_DESCRIPTION OF THE TASK_. Keep only the lines from the top of the listing through the one with "const data = categories.map((c, i)", and reproduce them unaltered.

_RECORDED DATA_.
--- begin ---
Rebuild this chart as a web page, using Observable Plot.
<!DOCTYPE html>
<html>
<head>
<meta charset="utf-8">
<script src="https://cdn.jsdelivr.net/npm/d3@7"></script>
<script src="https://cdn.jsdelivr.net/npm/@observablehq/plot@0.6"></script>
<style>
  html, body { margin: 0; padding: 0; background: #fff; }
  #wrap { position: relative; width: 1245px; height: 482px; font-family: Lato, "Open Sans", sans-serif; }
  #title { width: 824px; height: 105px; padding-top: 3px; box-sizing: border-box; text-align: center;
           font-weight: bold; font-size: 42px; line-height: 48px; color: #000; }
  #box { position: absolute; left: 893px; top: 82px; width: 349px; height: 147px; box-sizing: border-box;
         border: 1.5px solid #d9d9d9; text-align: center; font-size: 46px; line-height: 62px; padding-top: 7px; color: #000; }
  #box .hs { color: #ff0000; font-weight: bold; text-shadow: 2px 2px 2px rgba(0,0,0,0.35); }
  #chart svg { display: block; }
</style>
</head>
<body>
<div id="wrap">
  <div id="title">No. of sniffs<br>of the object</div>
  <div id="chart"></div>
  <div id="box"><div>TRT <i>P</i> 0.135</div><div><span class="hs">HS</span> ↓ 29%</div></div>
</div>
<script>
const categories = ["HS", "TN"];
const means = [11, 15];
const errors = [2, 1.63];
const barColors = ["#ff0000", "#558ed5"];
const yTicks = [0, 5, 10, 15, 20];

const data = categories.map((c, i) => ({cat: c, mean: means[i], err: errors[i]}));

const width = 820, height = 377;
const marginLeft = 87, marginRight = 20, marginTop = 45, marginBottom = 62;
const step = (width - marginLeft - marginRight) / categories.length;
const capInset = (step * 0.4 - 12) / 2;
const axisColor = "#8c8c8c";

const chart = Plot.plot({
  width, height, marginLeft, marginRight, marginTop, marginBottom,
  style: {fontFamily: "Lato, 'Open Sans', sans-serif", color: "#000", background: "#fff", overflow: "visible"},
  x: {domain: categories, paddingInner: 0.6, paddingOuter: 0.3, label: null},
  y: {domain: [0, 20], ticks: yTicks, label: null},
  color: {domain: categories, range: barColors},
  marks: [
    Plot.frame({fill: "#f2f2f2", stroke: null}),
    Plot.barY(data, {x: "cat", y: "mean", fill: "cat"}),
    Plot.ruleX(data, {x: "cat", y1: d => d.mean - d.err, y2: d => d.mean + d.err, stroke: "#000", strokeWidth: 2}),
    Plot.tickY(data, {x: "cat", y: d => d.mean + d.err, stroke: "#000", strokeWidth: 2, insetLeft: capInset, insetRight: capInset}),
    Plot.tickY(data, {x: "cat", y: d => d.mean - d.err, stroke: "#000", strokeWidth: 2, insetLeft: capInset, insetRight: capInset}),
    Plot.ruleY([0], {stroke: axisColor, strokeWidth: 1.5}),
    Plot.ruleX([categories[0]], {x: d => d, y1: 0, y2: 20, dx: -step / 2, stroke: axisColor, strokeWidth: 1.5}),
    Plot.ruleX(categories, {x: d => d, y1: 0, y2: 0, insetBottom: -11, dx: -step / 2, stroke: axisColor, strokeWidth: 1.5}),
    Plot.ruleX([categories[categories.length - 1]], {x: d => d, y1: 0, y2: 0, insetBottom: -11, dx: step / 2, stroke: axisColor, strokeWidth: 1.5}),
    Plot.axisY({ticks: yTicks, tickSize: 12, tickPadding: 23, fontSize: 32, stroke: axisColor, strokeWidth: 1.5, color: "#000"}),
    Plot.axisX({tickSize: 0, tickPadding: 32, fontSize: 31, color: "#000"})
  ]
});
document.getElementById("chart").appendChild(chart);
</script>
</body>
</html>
--- end ---
_THE REPLY_.
Rebuild this chart as a web page, using Observable Plot.
<!DOCTYPE html>
<html>
<head>
<meta charset="utf-8">
<script src="https://cdn.jsdelivr.net/npm/d3@7"></script>
<script src="https://cdn.jsdelivr.net/npm/@observablehq/plot@0.6"></script>
<style>
  html, body { margin: 0; padding: 0; background: #fff; }
  #wrap { position: relative; width: 1245px; height: 482px; font-family: Lato, "Open Sans", sans-serif; }
  #title { width: 824px; height: 105px; padding-top: 3px; box-sizing: border-box; text-align: center;
           font-weight: bold; font-size: 42px; line-height: 48px; color: #000; }
  #box { position: absolute; left: 893px; top: 82px; width: 349px; height: 147px; box-sizing: border-box;
         border: 1.5px solid #d9d9d9; text-align: center; font-size: 46px; line-height: 62px; padding-top: 7px; color: #000; }
  #box .hs { color: #ff0000; font-weight: bold; text-shadow: 2px 2px 2px rgba(0,0,0,0.35); }
  #chart svg { display: block; }
</style>
</head>
<body>
<div id="wrap">
  <div id="title">No. of sniffs<br>of the object</div>
  <div id="chart"></div>
  <div id="box"><div>TRT <i>P</i> 0.135</div><div><span class="hs">HS</span> ↓ 29%</div></div>
</div>
<script>
const categories = ["HS", "TN"];
const means = [11, 15];
const errors = [2, 1.63];
const barColors = ["#ff0000", "#558ed5"];
const yTicks = [0, 5, 10, 15, 20];

const data = categories.map((c, i) => ({cat: c, mean: means[i], err: errors[i]}));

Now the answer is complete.